= Lewis Yealland =

Lewis Ralph Yealland (1884 - 2 March 1954) was a Canadian-born therapist who moved to the United Kingdom to practise medicine during the First World War and was at the forefront of experimental shock techniques to treat shell shock.

==Early life and education==

Yealland qualified from the University of Western Ontario in 1912. He was married to Anne "Nancy" Yealland, née Harris (1894–1984); she died 21 February 1984, and her ashes were scattered at the Parish of the Ascension Burial Ground in Cambridge.

==War work==

Yealland moved to London during World War I and worked at the National Hospital for the paralyzed and epileptic; there, he mainly dealt with cases of hysteria. Yealland did not consider shell shock an illness, and he believed men showing such symptoms displayed a lack of discipline or sense of duty. He practised a form of therapy based on punishment. He was an exponent of auto-suggestion. He gained a reputation for curing and sending his patients back to the trenches quickly.
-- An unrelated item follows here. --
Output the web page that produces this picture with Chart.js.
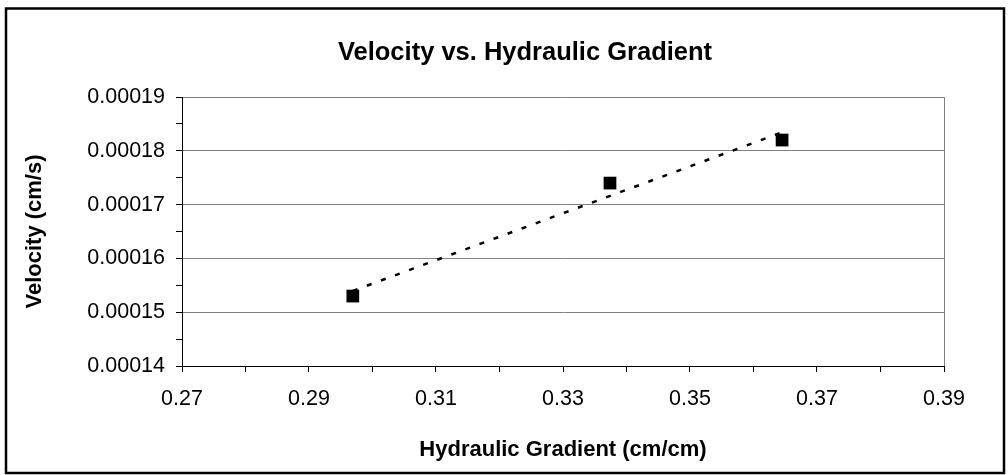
<!DOCTYPE html>
<html>
<head>
<meta charset="utf-8">
<title>Velocity vs. Hydraulic Gradient</title>
<script src="https://cdn.jsdelivr.net/npm/chart.js@4"></script>
<style>
  html, body { margin: 0; padding: 0; background: #fff; }
  canvas { display: block; }
</style>
</head>
<body>
<canvas id="myChart" width="1008" height="475"></canvas>
<script>
// measured points
var gradient = [0.2969, 0.3374, 0.3645];      // cm/cm
var velocity = [0.000153, 0.000174, 0.000182]; // cm/s

var xTicks = [0.27, 0.29, 0.31, 0.33, 0.35, 0.37, 0.39];
var yTicks = [0.00014, 0.00015, 0.00016, 0.00017, 0.00018, 0.00019];

var FONT = "'Liberation Sans', Arial, sans-serif";

// least squares trend line through the measured points
function linearFit(xs, ys) {
    var n = xs.length, sx = 0, sy = 0, sxy = 0, sxx = 0;
    for (var i = 0; i < n; i++) {
        sx += xs[i]; sy += ys[i];
        sxy += xs[i] * ys[i]; sxx += xs[i] * xs[i];
    }
    var slope = (n * sxy - sx * sy) / (n * sxx - sx * sx);
    var intercept = (sy - slope * sx) / n;
    return function (x) { return intercept + slope * x; };
}

var fit = linearFit(gradient, velocity);
var xMin = Math.min.apply(null, gradient);
var xMax = Math.max.apply(null, gradient);

var points = gradient.map(function (g, i) { return { x: g, y: velocity[i] }; });
var trend = [{ x: xMin, y: fit(xMin) }, { x: xMax, y: fit(xMax) }];

function isLabelled(list, v) {
    return list.some(function (t) { return Math.abs(t - v) < 1e-9; });
}

// chart title and outer frame
var frame = {
    id: 'frame',
    afterDraw: function (chart) {
        var c = chart.ctx;
        c.save();
        c.strokeStyle = '#000';
        c.lineWidth = 2.5;
        c.strokeRect(6, 8.5, 998, 464.5);
        c.fillStyle = '#000';
        c.font = 'bold 25.5px ' + FONT;
        c.textAlign = 'center';
        c.textBaseline = 'middle';
        c.fillText('Velocity vs. Hydraulic Gradient', 525, 53);
        c.restore();
    }
};

var ctx = document.getElementById('myChart').getContext('2d');

var myChart = new Chart(ctx, {
    type: 'scatter',
    data: {
        datasets: [
            {
                label: 'Velocity',
                data: points,
                pointStyle: 'rect',
                pointRadius: 9,
                pointBackgroundColor: '#000',
                pointBorderWidth: 0,
                showLine: false,
                order: 0
            },
            {
                label: 'Linear trend',
                type: 'line',
                data: trend,
                borderColor: '#000',
                borderWidth: 2.5,
                borderDash: [5, 10],
                pointRadius: 0,
                fill: false,
                order: 1
            }
        ]
    },
    options: {
        responsive: false,
        animation: false,
        devicePixelRatio: 1,
        layout: { padding: { top: 97, right: 64, bottom: 0, left: 0 } },
        plugins: {
            legend: { display: false },
            tooltip: { enabled: false },
            title: { display: false }
        },
        scales: {
            x: {
                type: 'linear',
                min: 0.27,
                max: 0.39,
                afterFit: function (scale) { scale.height = 109; },
                ticks: {
                    stepSize: 0.01,
                    autoSkip: false,
                    maxTicksLimit: 20,
                    maxRotation: 0,
                    padding: 14,
                    color: '#000',
                    font: { family: FONT, size: 21.5 },
                    callback: function (v) { return isLabelled(xTicks, v) ? v.toFixed(2) : ''; }
                },
                grid: {
                    tickLength: 6,
                    tickColor: '#000',
                    color: function (c) {
                        return c.tick && Math.abs(c.tick.value - 0.39) < 1e-9 ? '#808080' : 'rgba(0,0,0,0)';
                    }
                },
                border: { color: '#000', width: 1 },
                title: {
                    display: true,
                    text: 'Hydraulic Gradient (cm/cm)',
                    color: '#000',
                    font: { family: FONT, size: 22, weight: 'bold' },
                    padding: { top: 0, bottom: 12 }
                }
            },
            y: {
                min: 0.00014,
                max: 0.00019,
                afterFit: function (scale) { scale.width = 182; },
                ticks: {
                    stepSize: 0.000005,
                    autoSkip: false,
                    padding: 11,
                    color: '#000',
                    font: { family: FONT, size: 21.5 },
                    callback: function (v) { return isLabelled(yTicks, v) ? v.toFixed(5) : ''; }
                },
                grid: {
                    tickLength: 6,
                    tickColor: '#000',
                    color: function (c) {
                        return c.tick && isLabelled(yTicks, c.tick.value) ? '#808080' : 'rgba(0,0,0,0)';
                    }
                },
                border: { color: '#000', width: 1 },
                title: {
                    display: true,
                    text: 'Velocity (cm/s)',
                    color: '#000',
                    font: { family: FONT, size: 22, weight: 'bold' },
                    padding: { top: 22, bottom: 0 }
                }
            }
        }
    },
    plugins: [frame]
});
</script>
</body>
</html>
Yealland published his wartime findings in Hysterical Disorders of Warfare in 1918. Allegedly, Yealland claimed a success rate of 100 per cent, and while his methods of treatment were regarded as particularly unethical by the academic discourse of the 1980s, more recent research suggests that his poor reputation might have come about owing to an over-representation of successful cases in Yealland's own works.

==In popular culture==

Lewis Yealland appears in Pat Barker's Regeneration, where he is portrayed unsympathetically, treating a shell-shocked man suffering from hysterical mutism using electric shock treatment and showing no compassion for his patient.